Mientras no se paguen las compras de insumos y medicamentos comprados a crédito, mientras no sean higiénicas las escuelas, mientras la tarifa eléctrica suba a cuanto antojo se le ocurre a quienes inundaron las tierras de las comarcas para clavarles altas cercas de concreto y ni siquiera dejarles luz y telefonía, mientras sea tormentoso y desolador el uso de calles y avenidas, mientras el aseo de los barrios sea una vergüenza que hunde cruceros frente a las costas del istmo con cintura de prostituta, no será el costo de la gasolina, ni la guerra en Ucrania, ni la canasta básica para los pobres, ni la tuna ni el arroz lo que hay que resolver. Hay que resolver la corrupción y la impunidad gobernante, y esto es lo que se ha debido llevar a las mesas desde el primer día que se les encontraron como instrumentos.

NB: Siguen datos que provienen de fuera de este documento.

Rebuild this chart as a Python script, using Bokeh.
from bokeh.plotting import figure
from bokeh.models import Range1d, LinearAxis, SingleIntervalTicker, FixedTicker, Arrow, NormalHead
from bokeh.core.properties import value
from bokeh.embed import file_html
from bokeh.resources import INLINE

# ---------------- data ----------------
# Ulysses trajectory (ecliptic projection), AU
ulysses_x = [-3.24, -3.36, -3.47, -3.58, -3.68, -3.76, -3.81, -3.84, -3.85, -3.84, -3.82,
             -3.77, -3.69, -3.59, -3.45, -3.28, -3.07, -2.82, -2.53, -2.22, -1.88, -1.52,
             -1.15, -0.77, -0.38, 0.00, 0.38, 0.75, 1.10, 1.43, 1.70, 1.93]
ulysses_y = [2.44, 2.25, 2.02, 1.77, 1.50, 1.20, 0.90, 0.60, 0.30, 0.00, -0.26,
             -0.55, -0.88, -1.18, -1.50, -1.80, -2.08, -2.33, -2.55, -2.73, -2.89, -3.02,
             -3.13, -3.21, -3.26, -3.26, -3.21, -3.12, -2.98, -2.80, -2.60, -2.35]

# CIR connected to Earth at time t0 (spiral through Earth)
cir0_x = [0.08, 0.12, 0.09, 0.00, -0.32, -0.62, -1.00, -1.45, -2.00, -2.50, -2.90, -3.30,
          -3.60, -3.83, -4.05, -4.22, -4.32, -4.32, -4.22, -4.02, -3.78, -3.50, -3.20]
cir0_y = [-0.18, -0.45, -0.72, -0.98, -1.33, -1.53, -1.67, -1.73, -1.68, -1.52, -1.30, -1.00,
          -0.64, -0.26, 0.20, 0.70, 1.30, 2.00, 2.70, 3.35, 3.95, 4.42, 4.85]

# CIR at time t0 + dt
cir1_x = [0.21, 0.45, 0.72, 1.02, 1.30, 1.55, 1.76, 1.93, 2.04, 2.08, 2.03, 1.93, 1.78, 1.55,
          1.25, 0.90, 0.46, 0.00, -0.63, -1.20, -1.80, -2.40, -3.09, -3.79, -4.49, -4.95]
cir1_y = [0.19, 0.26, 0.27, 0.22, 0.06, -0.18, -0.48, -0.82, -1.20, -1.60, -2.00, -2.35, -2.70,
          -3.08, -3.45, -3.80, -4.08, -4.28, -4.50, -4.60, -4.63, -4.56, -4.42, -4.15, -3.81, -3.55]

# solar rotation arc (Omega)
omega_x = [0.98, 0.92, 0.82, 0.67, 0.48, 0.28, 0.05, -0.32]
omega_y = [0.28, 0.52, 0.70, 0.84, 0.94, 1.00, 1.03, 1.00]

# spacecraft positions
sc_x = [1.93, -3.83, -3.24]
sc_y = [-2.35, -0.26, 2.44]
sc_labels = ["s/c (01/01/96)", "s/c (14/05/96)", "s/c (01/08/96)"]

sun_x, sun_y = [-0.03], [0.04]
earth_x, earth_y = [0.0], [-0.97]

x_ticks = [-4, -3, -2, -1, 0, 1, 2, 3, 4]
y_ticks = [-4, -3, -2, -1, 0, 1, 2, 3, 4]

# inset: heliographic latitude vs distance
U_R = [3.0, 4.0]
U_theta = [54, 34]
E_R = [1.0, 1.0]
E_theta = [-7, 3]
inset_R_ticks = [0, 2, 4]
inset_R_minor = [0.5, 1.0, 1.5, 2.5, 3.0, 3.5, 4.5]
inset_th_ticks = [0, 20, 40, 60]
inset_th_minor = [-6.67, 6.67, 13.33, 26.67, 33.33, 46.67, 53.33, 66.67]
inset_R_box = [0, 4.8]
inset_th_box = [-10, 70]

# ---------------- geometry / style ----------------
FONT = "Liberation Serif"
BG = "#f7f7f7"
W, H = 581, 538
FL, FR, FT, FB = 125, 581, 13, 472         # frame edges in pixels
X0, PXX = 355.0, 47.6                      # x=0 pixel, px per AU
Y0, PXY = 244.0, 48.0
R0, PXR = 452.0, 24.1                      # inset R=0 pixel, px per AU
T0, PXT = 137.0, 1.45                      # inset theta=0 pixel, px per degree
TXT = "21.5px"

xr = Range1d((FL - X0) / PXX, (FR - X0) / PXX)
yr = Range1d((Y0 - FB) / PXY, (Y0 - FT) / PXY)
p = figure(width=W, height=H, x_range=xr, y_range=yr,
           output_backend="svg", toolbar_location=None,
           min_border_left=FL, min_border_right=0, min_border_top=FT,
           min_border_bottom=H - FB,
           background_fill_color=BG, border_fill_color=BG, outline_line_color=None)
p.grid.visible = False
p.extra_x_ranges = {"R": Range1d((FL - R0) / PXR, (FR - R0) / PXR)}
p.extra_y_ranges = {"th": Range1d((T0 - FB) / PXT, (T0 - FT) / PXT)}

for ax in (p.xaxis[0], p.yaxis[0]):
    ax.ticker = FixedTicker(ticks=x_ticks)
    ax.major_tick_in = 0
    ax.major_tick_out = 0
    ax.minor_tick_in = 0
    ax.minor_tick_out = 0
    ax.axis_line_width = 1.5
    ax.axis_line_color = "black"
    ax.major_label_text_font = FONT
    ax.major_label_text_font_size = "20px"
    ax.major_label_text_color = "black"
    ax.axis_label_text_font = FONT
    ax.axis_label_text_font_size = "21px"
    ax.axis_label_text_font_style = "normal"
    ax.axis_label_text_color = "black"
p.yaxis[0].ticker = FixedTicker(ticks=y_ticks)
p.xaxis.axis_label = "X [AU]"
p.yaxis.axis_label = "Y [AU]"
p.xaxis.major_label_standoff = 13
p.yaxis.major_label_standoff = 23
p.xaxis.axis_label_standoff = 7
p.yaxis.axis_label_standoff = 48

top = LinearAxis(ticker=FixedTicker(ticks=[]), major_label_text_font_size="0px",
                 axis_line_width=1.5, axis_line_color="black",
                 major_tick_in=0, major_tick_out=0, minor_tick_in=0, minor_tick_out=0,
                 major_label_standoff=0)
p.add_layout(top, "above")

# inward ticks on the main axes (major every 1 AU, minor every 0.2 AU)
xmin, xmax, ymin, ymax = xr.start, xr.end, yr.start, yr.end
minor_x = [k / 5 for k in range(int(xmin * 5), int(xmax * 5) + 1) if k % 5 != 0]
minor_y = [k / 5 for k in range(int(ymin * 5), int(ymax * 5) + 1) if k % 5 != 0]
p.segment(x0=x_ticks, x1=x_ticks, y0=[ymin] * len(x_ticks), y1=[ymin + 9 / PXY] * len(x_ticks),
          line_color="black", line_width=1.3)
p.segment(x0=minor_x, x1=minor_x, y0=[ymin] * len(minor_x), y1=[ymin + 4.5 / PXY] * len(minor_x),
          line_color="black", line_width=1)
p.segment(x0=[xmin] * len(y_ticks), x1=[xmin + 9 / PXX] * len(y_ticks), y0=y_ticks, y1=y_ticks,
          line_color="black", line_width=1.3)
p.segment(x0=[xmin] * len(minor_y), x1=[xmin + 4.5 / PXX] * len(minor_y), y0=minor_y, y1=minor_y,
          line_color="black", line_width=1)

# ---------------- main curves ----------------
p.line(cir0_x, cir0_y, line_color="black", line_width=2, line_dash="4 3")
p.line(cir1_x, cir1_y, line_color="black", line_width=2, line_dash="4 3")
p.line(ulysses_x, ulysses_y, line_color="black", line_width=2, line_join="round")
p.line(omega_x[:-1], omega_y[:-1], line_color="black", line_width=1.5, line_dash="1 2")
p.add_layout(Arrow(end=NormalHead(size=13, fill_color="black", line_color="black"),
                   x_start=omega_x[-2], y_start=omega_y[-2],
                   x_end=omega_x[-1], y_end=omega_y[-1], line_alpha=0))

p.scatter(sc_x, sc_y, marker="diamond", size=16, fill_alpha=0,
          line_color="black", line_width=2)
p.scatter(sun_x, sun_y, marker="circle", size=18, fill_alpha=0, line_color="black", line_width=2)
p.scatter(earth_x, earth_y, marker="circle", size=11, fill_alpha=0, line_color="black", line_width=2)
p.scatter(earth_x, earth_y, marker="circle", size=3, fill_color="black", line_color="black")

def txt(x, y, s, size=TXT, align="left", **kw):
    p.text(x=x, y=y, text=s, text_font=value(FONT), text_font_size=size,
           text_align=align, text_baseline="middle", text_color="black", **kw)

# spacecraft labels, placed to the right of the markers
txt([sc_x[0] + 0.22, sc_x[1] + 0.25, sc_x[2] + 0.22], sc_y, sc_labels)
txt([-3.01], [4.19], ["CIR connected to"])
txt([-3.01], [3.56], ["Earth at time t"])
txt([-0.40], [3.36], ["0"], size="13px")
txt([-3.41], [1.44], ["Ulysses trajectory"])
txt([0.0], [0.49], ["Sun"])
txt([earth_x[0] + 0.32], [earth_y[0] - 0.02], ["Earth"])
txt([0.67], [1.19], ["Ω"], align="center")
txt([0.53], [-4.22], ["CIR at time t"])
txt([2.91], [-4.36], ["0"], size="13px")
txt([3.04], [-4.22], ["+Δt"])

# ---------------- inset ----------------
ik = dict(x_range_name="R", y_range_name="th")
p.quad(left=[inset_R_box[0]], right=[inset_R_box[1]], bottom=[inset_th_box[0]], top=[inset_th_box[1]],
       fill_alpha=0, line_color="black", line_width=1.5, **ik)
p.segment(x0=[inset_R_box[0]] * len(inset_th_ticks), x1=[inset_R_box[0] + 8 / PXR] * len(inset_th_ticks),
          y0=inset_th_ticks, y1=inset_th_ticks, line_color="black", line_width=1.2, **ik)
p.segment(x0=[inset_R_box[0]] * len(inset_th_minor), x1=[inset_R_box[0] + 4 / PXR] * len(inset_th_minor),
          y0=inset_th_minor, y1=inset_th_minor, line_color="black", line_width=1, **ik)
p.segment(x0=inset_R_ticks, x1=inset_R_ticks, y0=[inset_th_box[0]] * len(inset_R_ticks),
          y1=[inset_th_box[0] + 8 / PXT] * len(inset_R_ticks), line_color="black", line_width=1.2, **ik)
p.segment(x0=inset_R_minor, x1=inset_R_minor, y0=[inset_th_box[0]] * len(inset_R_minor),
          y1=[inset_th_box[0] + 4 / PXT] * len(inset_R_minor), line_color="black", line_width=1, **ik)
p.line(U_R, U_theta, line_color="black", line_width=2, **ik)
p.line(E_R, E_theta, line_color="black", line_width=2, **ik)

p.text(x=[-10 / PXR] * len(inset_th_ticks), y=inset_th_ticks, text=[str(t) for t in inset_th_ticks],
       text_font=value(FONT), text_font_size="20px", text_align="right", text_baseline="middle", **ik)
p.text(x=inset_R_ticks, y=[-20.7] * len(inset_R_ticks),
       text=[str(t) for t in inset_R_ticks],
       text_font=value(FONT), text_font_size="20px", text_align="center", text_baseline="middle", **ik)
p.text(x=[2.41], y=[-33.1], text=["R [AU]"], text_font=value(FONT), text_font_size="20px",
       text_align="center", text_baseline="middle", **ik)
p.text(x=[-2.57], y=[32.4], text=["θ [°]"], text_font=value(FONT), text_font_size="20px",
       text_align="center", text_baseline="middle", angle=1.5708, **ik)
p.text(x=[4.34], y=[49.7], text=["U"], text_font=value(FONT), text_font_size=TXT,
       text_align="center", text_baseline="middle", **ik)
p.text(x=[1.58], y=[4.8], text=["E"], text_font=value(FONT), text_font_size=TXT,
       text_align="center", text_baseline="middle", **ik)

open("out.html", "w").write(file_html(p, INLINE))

¿Cuáles propuestas ciudadanas? Remover funcionarios que faltan y han faltado a su deber y responsabilidad de originar o de controlar los costosísimos gastos superfluos, las grietas por donde se van los dineros de y para la corrupción, funcionarios cuya alcurnia -aunque no noble- conocemos. Romper las filas y chequeras para clientes y parientes en la Asamblea Nacional, la Caja de Seguro Social y el Ejecutivo. Dejar de regalar la gasolina a todos los funcionarios, empleados cuyos salarios se inflan con toda clase de otras prebendas, mientras sus funciones se desinflan en los mismos vehículos. Castigar con vertical firmeza, sin pusilanimidad, a todo aquel que obstaculiza el fluir temprano de la justicia, no importa la toga ni el verbo, todo aquel que interpreta la regulación por conveniencia, todo aquel que burla y viola lo correcto utilizando la ley. Mientras no se detenga la impunidad, ninguna solución será a largo plazo. Sin justicia, no hay paz.

El autor es médico pediatra y neonatólogo.